The answer is given to us in 1 Corinthians 15:35-45
“But someone will say, “How are the dead raised up? And with what body do they come?” 36 Foolish one, what you sow is not made alive unless it dies. 37 And what you sow, you do not sow that body that shall be, … 42 So also isthe resurrection of the dead. The body is sown in corruption, it is raised in incorruption. 43 It is sown in dishonor, it is raised in glory. It is sown in weakness, it is raised in power. 44 It is sown a natural body, it is raised a spiritual body. There is a natural body, and there is a spiritual body. 45 And so it is written, “The first man Adam became a living being.” The last Adam BECAME a life-giving spirit.”
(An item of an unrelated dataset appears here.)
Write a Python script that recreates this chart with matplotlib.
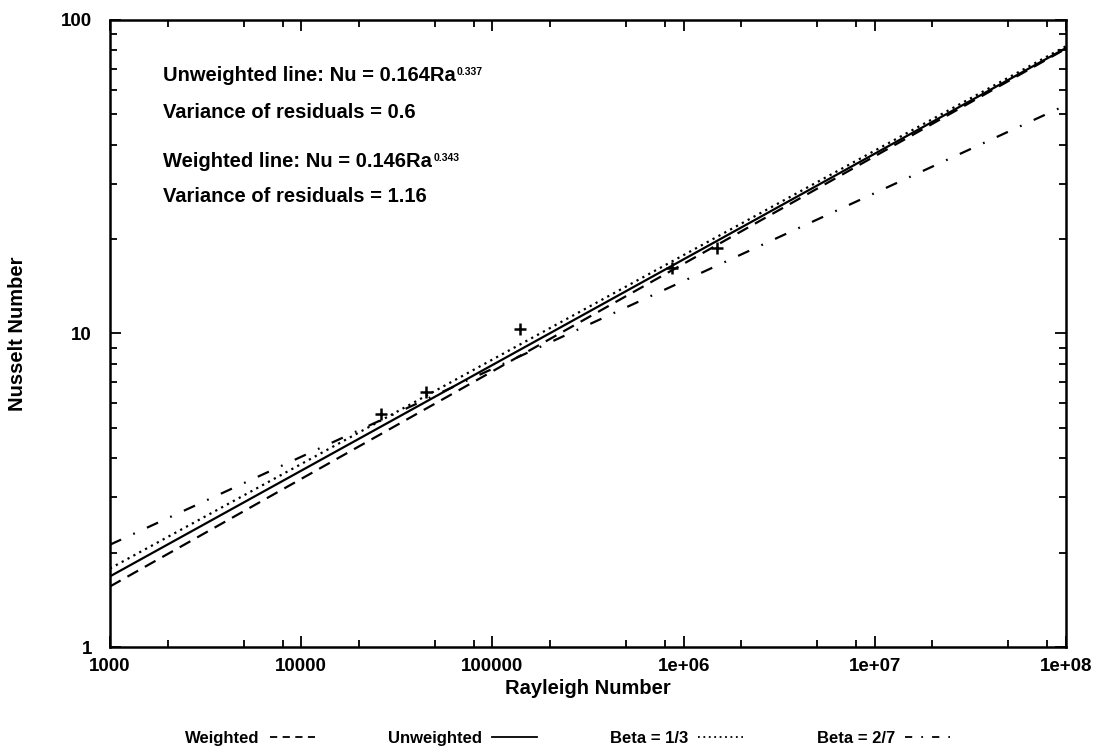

In His resurrection and then ascension into glory all the glands, bones, and tissues that had constituted His physical body were no longer “natural” (i.e., physical), and we can have no idea whatsoever what that means until it happens to us. Like Jesus, we will be raised into a spiritual body – whatever that means (do you know?).
But a body that has become “spiritual” no longer had the properties and the limitations of a body that is physical. If both the “spiritual” Father and the “spiritual” Holy Spirit can be everywhere at the same time, then I have no problem accepting joyfully that the “life-giving spirit,” Jesus in glory, can do the same as He promised in John 18:20 (see above); and He can yoke Himself to whatever He chooses to, in order to create union with you. Amen?
This essay is not about quibbling over inconsequential doctrinal fine points. Accepting what Jesus and Paul actually said creates a deeper personal experience with your God, and that is very, very consequential! This essay describes the kind of union that He wants you to experience with Him. Is it what you want to experience with Him?